По спине Целестины пробежал холодок благоговейного трепета: она уже знала, что услышит сейчас от хирурга. И не ошиблась.
— Ровена — имя моей жены.
И, словно в ответ на внезапно приоткрывшуюся дверь между этим безветренным днем и другим миром, по окну забарабанили капли дождя.
Липскомб, не отрываясь, смотрел на Целестину.
— Прежде чем у вашей сестры вновь возникли проблемы с речью, она успела сказать: «Бизил и Фризил с ней, у них все хорошо». Вам, конечно, непонятно, о чем речь, но не мне.
Целестина ждала, затаив дыхание.
— Так Ровена называла мальчиков, когда они родились. Дала им шуточные имена. Говорила, что они прекрасны, как сказочные эльфы, следовательно, и имена у них должны быть словно у эльфов.
— Фими не могла этого знать.
— Не могла. Ровена перестала их так называть, как только малышам исполнился год. Про эти имена знали только она и я. Наш маленький семейный секрет. Даже мальчики их не помнили.
В глазах хирурга угадывалось желание поверить в чудо. На лице лежала тень скептицизма.
Врач и ученый, он строил жизнь на логике и материалистичном подходе. И не мог вот так легко смириться с тем, что логика и материализм, как ему пришлось убедиться на собственном опыте, не всегда могли объяснить многообразие окружающего мира и человеческого существования.
Целестина была куда как лучше подготовлена к восприятию этого трансцендентального события. Она не относилась к тем художникам, которые восславляют безумие и хаос или черпают вдохновение в пессимизме и отчаянии. На чем бы ни останавливался ее взгляд, везде она видела порядок, предназначение, завершенность замысла, бледную тень или яркий блеск застенчивой красоты. И для нее сверхъестественное не ограничивалось старыми домами, в которых, по слухам, обитали призраки, или необычными событиями, вроде засвидетельствованного Лип-скомбом, а распространялось на повседневную жизнь, проявляясь в расположении ветвей на дереве, в игре собаки с теннисным мячом, в формах сугробов, нанесенных бураном… во всем, что окружало ее, крылась непостижимая тайна, такой же фундаментальный компонент мироздания, как свет и тьма, материя и энергия, время и пространство.

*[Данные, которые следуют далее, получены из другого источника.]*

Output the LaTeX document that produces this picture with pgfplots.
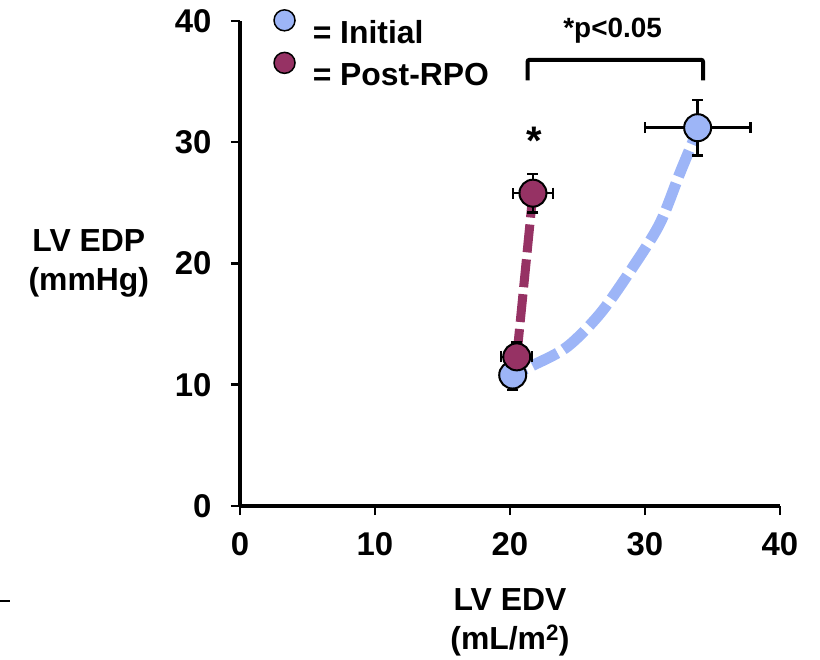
\documentclass[border=0pt]{standalone}
\usepackage{fontspec}
\setmainfont{Liberation Sans}
\usepackage{pgfplots}
\pgfplotsset{compat=1.18}
\definecolor{initc}{RGB}{157,181,247}
\definecolor{rpoc}{RGB}{150,50,100}

\begin{document}
\begin{tikzpicture}
\path[use as bounding box] (0,0) rectangle (820bp,660bp);
\draw[line width=2.5bp] (0,59bp) -- (10bp,59bp);
\begin{axis}[
    at={(240bp,154bp)}, anchor=south west,
    scale only axis, width=540bp, height=485bp,
    xmin=0, xmax=40, ymin=0, ymax=40,
    axis lines=left,
    axis line style={line width=3bp, -},
    xtick={0,10,20,30,40},
    ytick={0,10,20,30,40},
    tick align=outside,
    major tick length=9bp,
    tick style={line width=2.5bp, black},
    ticklabel style={font=\bfseries\fontsize{33}{33}\selectfont},
    /pgf/number format/assume math mode=true,
    xticklabel style={yshift=-14bp},
    yticklabel style={xshift=-16bp},
    xlabel={LV EDV\\(mL/m\textsuperscript{2})},
    xlabel style={at={(axis description cs:0.5,-0.24)}, anchor=center, align=center,
        font=\bfseries\fontsize{32}{39}\selectfont},
    ylabel={LV EDP\\(mmHg)},
    ylabel style={rotate=-90, at={(axis description cs:-0.28,0.5)}, anchor=center, align=center,
        font=\bfseries\fontsize{32}{39}\selectfont},
    clip=false,
    every error bar/.append style={line width=2.4bp},
    legend style={at={(axis cs:2.45,41.0)}, anchor=north west, draw=none, fill=none,
        inner sep=0pt, row sep=5bp, font=\bfseries\fontsize{32}{32}\selectfont,
        cells={anchor=west},
        /tikz/every odd column/.append style={column sep=15bp}},
]
% fitted curves
\addplot[initc, line width=11bp, dash pattern=on 28bp off 7bp, smooth, forget plot] coordinates {
    (19.3,10.4) (21.5,11.5) (24.2,13.1) (26.7,15.9) (29.1,19.7)
    (31.1,23.3) (32.6,27.5) (33.6,30.2) (33.9,31.2)
};
\addplot[rpoc, line width=9bp, dash pattern=on 28bp off 7bp, forget plot] coordinates {
    (20.5,12.3) (21.7,25.8)
};
% means with error bars
\addplot[forget plot, only marks, mark=*, mark size=13.5bp, line width=2.4bp,
    mark options={fill=initc, draw=black, line width=2bp},
    error bars/.cd, x dir=both, y dir=both, x explicit, y explicit,
    error bar style={line width=2.4bp, black, solid},
    error mark options={rotate=90, mark size=5.5bp, line width=2.4bp, black}]
    coordinates {
    (20.2,10.8) +- (0.6,1.25)
    (33.9,31.2) +- (3.9,2.3)
};
\addplot[forget plot, only marks, mark=*, mark size=13.5bp, line width=2.4bp,
    mark options={fill=rpoc, draw=black, line width=2bp},
    error bars/.cd, x dir=both, y dir=both, x explicit, y explicit,
    error bar style={line width=2.4bp, black, solid},
    error mark options={rotate=90, mark size=5.5bp, line width=2.4bp, black}]
    coordinates {
    (20.5,12.3) +- (1.15,1.2)
    (21.7,25.8) +- (1.5,1.6)
};
\addlegendimage{legend image code/.code={\draw[line width=1.5bp, fill=initc] (10bp,12bp) circle (10.5bp);}}
\addlegendentry{= Initial}
\addlegendimage{legend image code/.code={\draw[line width=1.5bp, fill=rpoc] (10bp,12bp) circle (10.5bp);}}
\addlegendentry{= Post-RPO}
% significance bracket
\draw[line width=4bp, rounded corners=2bp] (axis cs:21.3,35.1) -- (axis cs:21.3,36.8) -- (axis cs:34.3,36.8) -- (axis cs:34.3,35.1);
\node[anchor=base, font=\bfseries\fontsize{28}{28}\selectfont] at (axis cs:27.6,38.6) {*p<0.05};
\node[anchor=north, inner sep=0pt, font=\bfseries\fontsize{40}{40}\selectfont] at (axis cs:21.8,31.3) {*};
\end{axis}
\end{tikzpicture}
\end{document}
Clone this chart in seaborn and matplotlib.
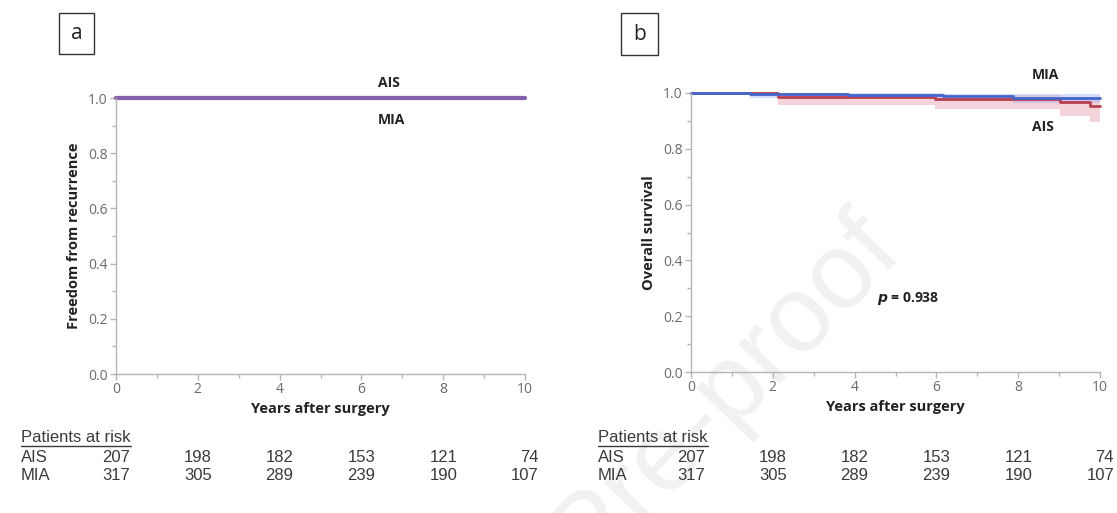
import matplotlib
matplotlib.use("Agg")
import matplotlib.pyplot as plt
import seaborn as sns
import numpy as np
from matplotlib.patches import Rectangle
from matplotlib.lines import Line2D
import matplotlib.transforms as mtransforms

# ---------------- data ----------------
years_ticks = [0, 2, 4, 6, 8, 10]
groups = ["AIS", "MIA"]

# Panel a: freedom from recurrence (no events)
rec_time = [0, 10]
rec_ais = [1.0, 1.0]
rec_mia = [1.0, 1.0]

# Panel b: overall survival (step curves)
os_mia_time = [0, 1.44, 3.84, 6.17, 7.87, 10]
os_mia = [1.0, 0.996, 0.992, 0.988, 0.981, 0.981]
os_mia_lo = [1.0, 0.982, 0.977, 0.972, 0.963, 0.963]
os_mia_hi = [1.0, 1.0, 0.999, 0.997, 0.995, 0.995]

os_ais_time = [0, 2.13, 5.97, 9.02, 9.76, 10]
os_ais = [1.0, 0.986, 0.979, 0.969, 0.952, 0.952]
os_ais_lo = [1.0, 0.958, 0.944, 0.919, 0.895, 0.895]
os_ais_hi = [1.0, 0.997, 0.993, 0.987, 0.978, 0.978]

risk_ais = [207, 198, 182, 153, 121, 74]
risk_mia = [317, 305, 289, 239, 190, 107]

p_text = "0.938"

# ---------------- style ----------------
sns.set_theme(style="white")
plt.rcParams["font.family"] = ["Open Sans", "DejaVu Sans"]

W, H = 1117, 513
fig = plt.figure(figsize=(W / 100, H / 100), dpi=100)

RED = "#b8404f"
BLUE = "#4466cc"
SPINE = "#b5b5b5"
TICKC = "#6a6a6a"


def px_axes(x0, y_top, x1, y_bot):
    return fig.add_axes([x0 / W, 1 - y_bot / H, (x1 - x0) / W, (y_bot - y_top) / H])


# watermark (faint, behind everything); position given in pixels from top-left
wm_x, wm_y_top = 905, 255
fig.text(wm_x / W, 1 - wm_y_top / H, "Journal Pre-proof", fontsize=78,
         color="#f1f1f1", rotation=46, ha="right", va="baseline",
         rotation_mode="anchor", zorder=-10, family="Liberation Sans")

axA = px_axes(116, 98, 525, 374)
axB = px_axes(691, 93, 1100, 372)


def style_axes(ax, ylabel):
    ax.set_xlim(0, 10)
    ax.set_ylim(0, 1.0)
    ax.set_facecolor("none")
    for s in ["top", "right"]:
        ax.spines[s].set_visible(False)
    for s in ["left", "bottom"]:
        ax.spines[s].set_color(SPINE)
        ax.spines[s].set_linewidth(1.0)
    ax.set_xticks(years_ticks)
    ax.set_xticks([1, 3, 5, 7, 9], minor=True)
    ax.set_yticks([0, 0.2, 0.4, 0.6, 0.8, 1.0])
    ax.set_yticks([0.1, 0.3, 0.5, 0.7, 0.9], minor=True)
    ax.set_yticklabels(["0.0", "0.2", "0.4", "0.6", "0.8", "1.0"])
    ax.tick_params(which="both", direction="out", color=SPINE, width=1,
                   labelsize=10, labelcolor=TICKC, bottom=True, left=True)
    ax.tick_params(which="major", length=4, pad=2)
    ax.tick_params(which="minor", length=3)
    ax.set_xlabel("Years after surgery", fontsize=10.5, fontweight="bold",
                  color="#222222", labelpad=3)
    ax.set_ylabel(ylabel, fontsize=10.5, fontweight="bold", color="#222222",
                  labelpad=5)


# Panel a
sns.lineplot(x=rec_time, y=rec_ais, ax=axA, color="#c04060", lw=3,
             drawstyle="steps-post", alpha=0.7, clip_on=False)
sns.lineplot(x=rec_time, y=rec_mia, ax=axA, color="#5050c0", lw=3,
             drawstyle="steps-post", alpha=0.6, clip_on=False)
style_axes(axA, "Freedom from recurrence")
axA.text(6.4, 1.055, "AIS", fontsize=10, fontweight="bold", va="center",
         color="#222222")
axA.text(6.4, 0.92, "MIA", fontsize=10, fontweight="bold", va="center",
         color="#222222")

# Panel b
axB.fill_between(os_ais_time, os_ais_lo, os_ais_hi, step="post",
                 color="#e8a0ae", alpha=0.45, lw=0)
axB.fill_between(os_mia_time, os_mia_lo, os_mia_hi, step="post",
                 color="#9fb4ee", alpha=0.45, lw=0)
sns.lineplot(x=os_ais_time, y=os_ais, ax=axB, color=RED, lw=2,
             drawstyle="steps-post", clip_on=False)
sns.lineplot(x=os_mia_time, y=os_mia, ax=axB, color=BLUE, lw=2,
             drawstyle="steps-post", clip_on=False)
style_axes(axB, "Overall survival")
axB.text(8.34, 1.065, "MIA", fontsize=10, fontweight="bold", va="center",
         color="#222222")
axB.text(8.34, 0.878, "AIS", fontsize=10, fontweight="bold", va="center",
         color="#222222")
axB.text(5.3, 0.262, r"$\boldsymbol{p}$ = " + p_text, fontsize=10,
         fontweight="bold", va="center", ha="center", color="#222222")

# panel letters in boxes
for (x0, y0, x1, y1, lab) in [(59, 13, 94, 54, "a"), (621, 13, 658, 55, "b")]:
    fig.add_artist(Rectangle((x0 / W, 1 - y1 / H), (x1 - x0) / W, (y1 - y0) / H,
                             transform=fig.transFigure, fill=False,
                             edgecolor="#333333", lw=1))
    fig.text((x0 + x1) / 2 / W, 1 - (y0 + y1) / 2 / H, lab, fontsize=15,
             ha="center", va="center", color="#222222")

# risk tables
TBL = "#3a3a3a"
FS = 12
fig.canvas.draw()
renderer = fig.canvas.get_renderer()
for ax, lx in [(axA, 21), (axB, 598)]:
    t = fig.text(lx / W, 1 - 437 / H, "Patients at risk", fontsize=FS,
                 family="Liberation Sans", color=TBL, va="center", ha="left")
    bb = t.get_window_extent(renderer=renderer)
    ly = (bb.y0 - 1) / H
    fig.add_artist(Line2D([bb.x0 / W, bb.x1 / W], [ly, ly],
                          transform=fig.transFigure, color=TBL, lw=1))
    for row_y, name, vals in [(457, "AIS", risk_ais), (476, "MIA", risk_mia)]:
        fig.text(lx / W, 1 - row_y / H, name, fontsize=FS,
                 family="Liberation Sans", color=TBL, va="center", ha="left")
        trans = mtransforms.blended_transform_factory(ax.transData, fig.transFigure)
        off = mtransforms.ScaledTranslation(14 / 100, 0, fig.dpi_scale_trans)
        for xv, v in zip(years_ticks, vals):
            fig.text(xv, 1 - row_y / H, str(v), transform=trans + off,
                     fontsize=FS, family="Liberation Sans", color=TBL,
                     va="center", ha="right")

fig.savefig("out.png", dpi=100, facecolor="white")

— С вашей сестрой случались… подобные происшествия? — спросил Липскомб.
— Никогда.
— Ей везло в карты?
— Не больше, чем мне.
— Она не предсказывала будущие события?
— Нет.
— Экстрасенсорные способности…
— У нее их не было.
— …со временем могут получить научное подтверждение.
— Выходит, что есть жизнь после смерти?
Надежда на множестве крыльев порхала над хирургом, но он боялся позволить ей приземлиться ему на плечо.
— Фими не читала мыслей, доктор Липскомб, — добавила Целестина. — Это научная фантастика. — Он встретился с ней взглядом. Но промолчал. — Она не могла заглянуть вам в голову и выудить оттуда имя Ровена. Имена Бизил или Фризил — тоже.
Словно испугавшись уверенности, светящейся в глазах Целестины, хирург отвернулся от нее, снова шагнул к окну. Она последовала за ним.
— Одну минуту, после остановки сердца, ее не было в операционной больницы Святой Марии, так? Ее тело, да, оставалось на столе, но не Фими..
Доктор Липскомб поднес руки к лицу, закрыл рот и нос, как раньше их закрывала хирургическая маска, словно опасался вместе с воздухом запустить в себя идею, которая могла полностью его изменить.
— Если Фими здесь небыло, а потом она вернулась, значит, эту минуту она провела где-то еще, не так ли?
За окном, под дождем и туманом, город казался более загадочным, чем Стоунхендж, незнакомым, как любой из городов в наших снах.